For organizations building AI infrastructure, especially private AI deployments with sensitive knowledge bases, this matters. Platforms like Aivorys (https://aivorys.com) are built for environments where data governance, controlled deployments, and infrastructure transparency are non-negotiable. Hardware trust only adds value when it complements architectural control rather than constraining it.
Actionable Takeaway
If evaluating Linux migration alongside hardware upgrades, factor lifecycle independence into your total cost model. Integrity features are useful. Mandatory refresh cycles are not.
The Decision Checklist: Enable, Configure, or Avoid
Use this structured evaluation before committing to hardware enforcement policies.
Step 1: Risk Alignment
- Do we face firmware-level attack exposure?
- Do we manage high-value intellectual property or regulated data?
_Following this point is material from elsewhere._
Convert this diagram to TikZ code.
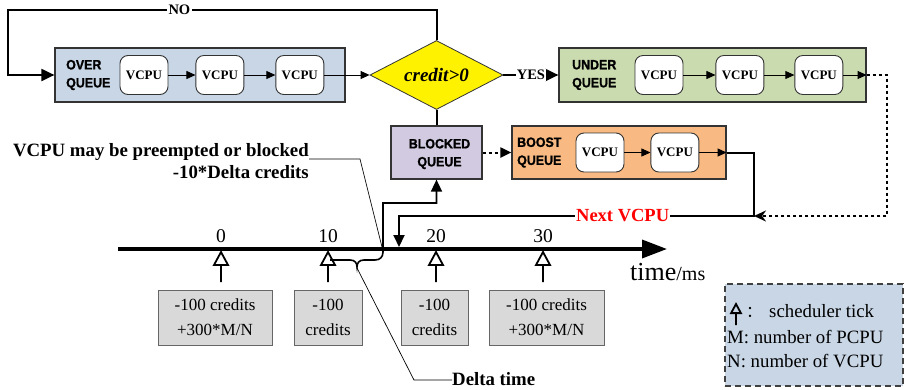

- Is credential theft a documented threat vector?
If yes, hardware trust likely adds real value.
Step 2: Operational Readiness
- Are boot measurements monitored?
- Are TPM keys escrowed and audited?
- Is firmware update governance defined?
If no, you are enabling features without operational backing.
Step 3: Economic Impact
- Does compliance require full hardware replacement?
- Are we accelerating refresh cycles prematurely?
- What is the 3-year total cost delta?
Step 4: Strategic Flexibility
- Can we customize trust policies?
- Are we locked into firmware signing authorities?
- Do we control update timing?
Decision Rule:
Enable when risk reduction is measurable. Configure when control is required. Avoid when enforcement creates cost without observable security improvement.
This checklist forces alignment between technology, operations, and finance—rather than allowing procurement to dictate architecture.
The Migration Variable: Security vs Upgrade Pressure
Many organizations are not debating Secure Boot and TPM in isolation. They are evaluating Windows 11 migration timelines, hardware age, and security budgets simultaneously.
This is where clarity matters.
If a device cannot run Windows 11 due to TPM constraints, the real choice is not “secure vs insecure.” It is:
- Upgrade hardware
- Extend lifecycle under supported OS
- Migrate workloads to alternative platforms
- Re-architect endpoint strategy entirely
Each carries operational trade-offs.
Micro-insight: Security controls should follow threat models, not marketing cycles.**
A forced migration rarely improves security posture by itself. What improves posture is controlled privilege design, patch hygiene, monitoring, and segmented architecture. Hardware trust is one component, not the foundation.
Actionable Takeaway
When reviewing Windows 11 compliance, evaluate endpoint redesign holistically. Do not isolate TPM as the primary decision driver.
Common Misconceptions About Secure Boot and TPM
“TPM prevents ransomware.”
False. TPM protects keys and verifies integrity. Ransomware typically exploits phishing, privilege escalation, or unpatched services. Hardware trust does not block those vectors.
“Secure Boot guarantees system integrity.”
It guarantees signature validation at boot time. Post-boot compromise remains possible.
“Disabling Secure Boot makes systems unsafe.”
It increases exposure to specific boot-level threats. It does not inherently weaken application-layer or network-layer defenses.
Correcting these misconceptions prevents overconfidence, which research consistently identifies as a contributor to security incidents.
Actionable Takeaway
Treat Secure Boot and TPM as components in layered defense—not standalone shields.
FAQ Section
What is the purpose of Secure Boot?
Secure Boot ensures that only cryptographically signed bootloaders and firmware components execute during system startup. It prevents unauthorized code from loading before the operating system initializes, reducing the risk of bootkits and firmware-level malware persistence. It does not protect against post-boot attacks.
What does a TPM actually do?
A Trusted Platform Module stores cryptographic keys in tamper-resistant hardware. It supports measured boot, device attestation, and disk encryption key protection. TPM enhances trust validation and credential security but does not prevent phishing, privilege escalation, or network-based attacks.
Is TPM required for Windows 11?
Yes. Windows 11 requires TPM 2.0 and Secure Boot compatibility. This requirement has forced many organizations to replace otherwise functional hardware to meet compliance thresholds, prompting broader discussions about upgrade timing and cost efficiency.
Does Linux support Secure Boot and TPM?
Yes. Most modern Linux distributions support Secure Boot and TPM. Administrators can manage custom signing keys, configure measured boot, and maintain greater transparency over trust chains compared to more tightly integrated ecosystems.
Should small businesses enable Secure Boot and TPM?
If full-disk encryption is enabled and sensitive data is stored locally, TPM adds meaningful protection for encryption keys. Secure Boot is valuable when device theft or firmware tampering is a realistic threat. If neither condition applies, the benefit may be limited.
Conclusion
Secure Boot and TPM are neither silver bullets nor corporate traps. They are tools.
When aligned with measurable risk, monitored properly, and integrated into a layered security model, they improve system integrity. When enforced without operational visibility, they become compliance checkmarks that drive capital expense without meaningful reduction in attack surface.
The real differentiator is not whether these features exist on your hardware. It is whether your organization understands what they are protecting, how they are monitored, and what trade-offs they impose.
Security maturity is not about enabling every control available. It is about enabling the right controls for your threat model—and maintaining architectural freedom while doing so.
If you are evaluating hardware refresh, OS migration, or AI infrastructure strategy, start with outcomes. Then choose the primitives that serve them.